Thursday, March 19, 2009

Popular Delusions and Perpetual Madness

This morning visited the Gutenberg Project to seek out the truest book about people and money ever written, Charles Mackay's "Popular Delusions and the Madness of Crowds." The Project is trying out a new format, EPUB. The beta version seems to work pretty well with Adobe Digital Editions, though copying text is iffy. "Popular Delusions" is said to remind us that human nature and human greed never change. That's not necessarily so. Investor foolishness may actually be on the increase. Consider the following, from Mackay's description of all the little stock bubbles that popped up in London's Exchange Alley at the time of the South Sea Bubble:
But the most absurd and preposterous of all, and which showed, more completely than any other, the utter madness of the people, was one, started by an unknown adventurer, entitled "company for carrying on an undertaking of great advantage, but nobody to know what it is." Were not the fact stated by scores of credible witnesses, it would be impossible to believe that any person could have been duped by such a project. The man of genius who essayed this bold and successful inroad upon public credulity, merely stated in his prospectus that the required capital was half a million, in five thousand shares of 100 pounds each, deposit 2 pounds per share. Each subscriber, paying his deposit, would be entitled to 100 pounds per annum per share. How this immense profit was to be obtained, he did not condescend to inform them at that time, but promised, that in a month full particulars should be duly announced, and a call made for the remaining 98 pounds of the subscription. Next morning, at nine o'clock, this great man opened an office in Cornhill. Crowds of people beset his door, and when he shut up at three o'clock, he found that no less than one thousand shares had been subscribed for, and the deposits paid. He was thus, in five hours, the winner of 2,000 pounds. He was philosopher enough to be contented with his venture, and set off the same evening for the Continent. He was never heard of again.

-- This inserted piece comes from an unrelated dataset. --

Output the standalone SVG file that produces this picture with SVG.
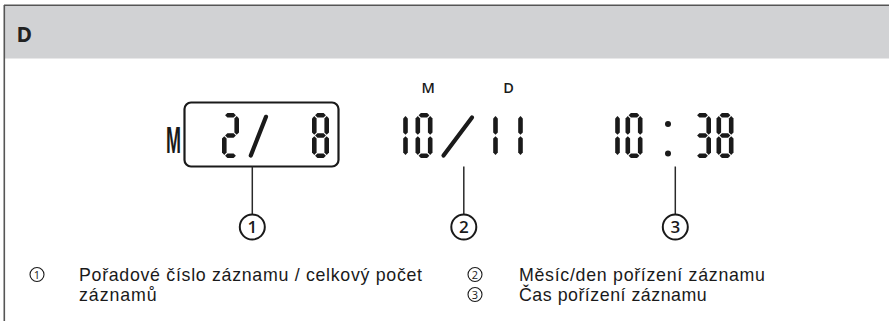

Writing in 1841, Mackay assumed his readers would recognize that investing in "blind pools," as such ventures came to be known on Wall Street, was the height of folly. Today? Blind pools known as hedge funds attract presumably sophisticated investors, pension funds and endowments. In recent years they sold particularly well as Madoff funds. "In the present state of civilization," Mackay wrote, "society has often shown itself very prone to run a career of folly…. Melancholy as all these delusions were in their ultimate results, their history is most amusing." Excuse us if we don't laugh, Mr. Mackay. We're too deep in melancholy.